*PROVIDED INFORMATION*.

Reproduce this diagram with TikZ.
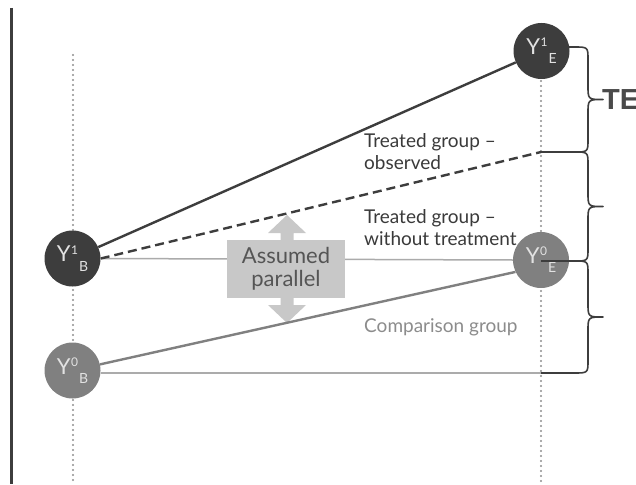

...

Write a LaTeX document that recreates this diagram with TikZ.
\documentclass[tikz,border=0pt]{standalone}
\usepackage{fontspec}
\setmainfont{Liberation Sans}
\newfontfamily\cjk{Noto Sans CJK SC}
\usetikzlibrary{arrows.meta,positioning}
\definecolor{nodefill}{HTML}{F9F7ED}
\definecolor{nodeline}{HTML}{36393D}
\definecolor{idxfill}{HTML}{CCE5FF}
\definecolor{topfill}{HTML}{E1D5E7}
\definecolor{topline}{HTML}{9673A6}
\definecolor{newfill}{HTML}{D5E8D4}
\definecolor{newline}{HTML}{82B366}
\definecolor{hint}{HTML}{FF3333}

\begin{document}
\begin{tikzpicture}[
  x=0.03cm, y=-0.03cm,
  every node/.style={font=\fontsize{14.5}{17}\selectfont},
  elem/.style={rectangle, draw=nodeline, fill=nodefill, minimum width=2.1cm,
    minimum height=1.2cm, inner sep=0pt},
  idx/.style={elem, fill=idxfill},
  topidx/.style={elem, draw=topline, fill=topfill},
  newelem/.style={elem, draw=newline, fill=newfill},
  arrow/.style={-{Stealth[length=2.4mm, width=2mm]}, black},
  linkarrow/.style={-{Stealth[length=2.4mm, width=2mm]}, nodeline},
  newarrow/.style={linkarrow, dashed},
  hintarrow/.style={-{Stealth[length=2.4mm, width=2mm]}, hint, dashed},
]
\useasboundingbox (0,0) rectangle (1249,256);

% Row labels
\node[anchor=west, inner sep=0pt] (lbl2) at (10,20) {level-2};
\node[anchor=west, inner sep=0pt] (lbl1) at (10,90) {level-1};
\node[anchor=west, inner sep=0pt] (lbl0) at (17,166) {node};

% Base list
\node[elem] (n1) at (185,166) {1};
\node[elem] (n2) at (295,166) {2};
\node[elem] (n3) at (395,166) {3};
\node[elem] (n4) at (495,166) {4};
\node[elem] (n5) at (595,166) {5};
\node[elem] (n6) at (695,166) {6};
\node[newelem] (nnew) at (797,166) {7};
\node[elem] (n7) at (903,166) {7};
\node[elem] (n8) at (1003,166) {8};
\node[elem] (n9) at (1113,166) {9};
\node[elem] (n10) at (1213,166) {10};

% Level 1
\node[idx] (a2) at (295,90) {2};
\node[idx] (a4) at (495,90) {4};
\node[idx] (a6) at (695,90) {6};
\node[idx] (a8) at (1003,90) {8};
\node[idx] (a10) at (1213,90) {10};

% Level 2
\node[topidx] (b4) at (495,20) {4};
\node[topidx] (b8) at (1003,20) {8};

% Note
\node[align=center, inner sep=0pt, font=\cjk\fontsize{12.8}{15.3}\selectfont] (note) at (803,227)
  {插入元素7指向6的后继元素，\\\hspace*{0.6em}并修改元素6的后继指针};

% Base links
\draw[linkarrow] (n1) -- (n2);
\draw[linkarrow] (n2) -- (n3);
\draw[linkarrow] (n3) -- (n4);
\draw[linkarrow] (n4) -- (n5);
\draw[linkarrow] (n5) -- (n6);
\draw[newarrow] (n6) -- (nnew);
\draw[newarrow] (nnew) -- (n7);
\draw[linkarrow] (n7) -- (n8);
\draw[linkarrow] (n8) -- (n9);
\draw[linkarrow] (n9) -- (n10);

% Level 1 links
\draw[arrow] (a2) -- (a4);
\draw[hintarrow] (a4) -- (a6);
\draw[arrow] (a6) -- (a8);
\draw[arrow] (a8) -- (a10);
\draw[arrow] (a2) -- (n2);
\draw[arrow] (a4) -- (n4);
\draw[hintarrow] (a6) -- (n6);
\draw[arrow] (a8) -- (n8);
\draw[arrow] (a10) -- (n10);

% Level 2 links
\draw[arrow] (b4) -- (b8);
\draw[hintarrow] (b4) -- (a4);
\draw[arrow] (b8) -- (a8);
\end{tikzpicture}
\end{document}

*GIVEN EXERCISE*.
Copy in full each line that holds the word "with".

*COMPLETE RESPONSE*.
Reproduce this diagram with TikZ.
Write a LaTeX document that recreates this diagram with TikZ.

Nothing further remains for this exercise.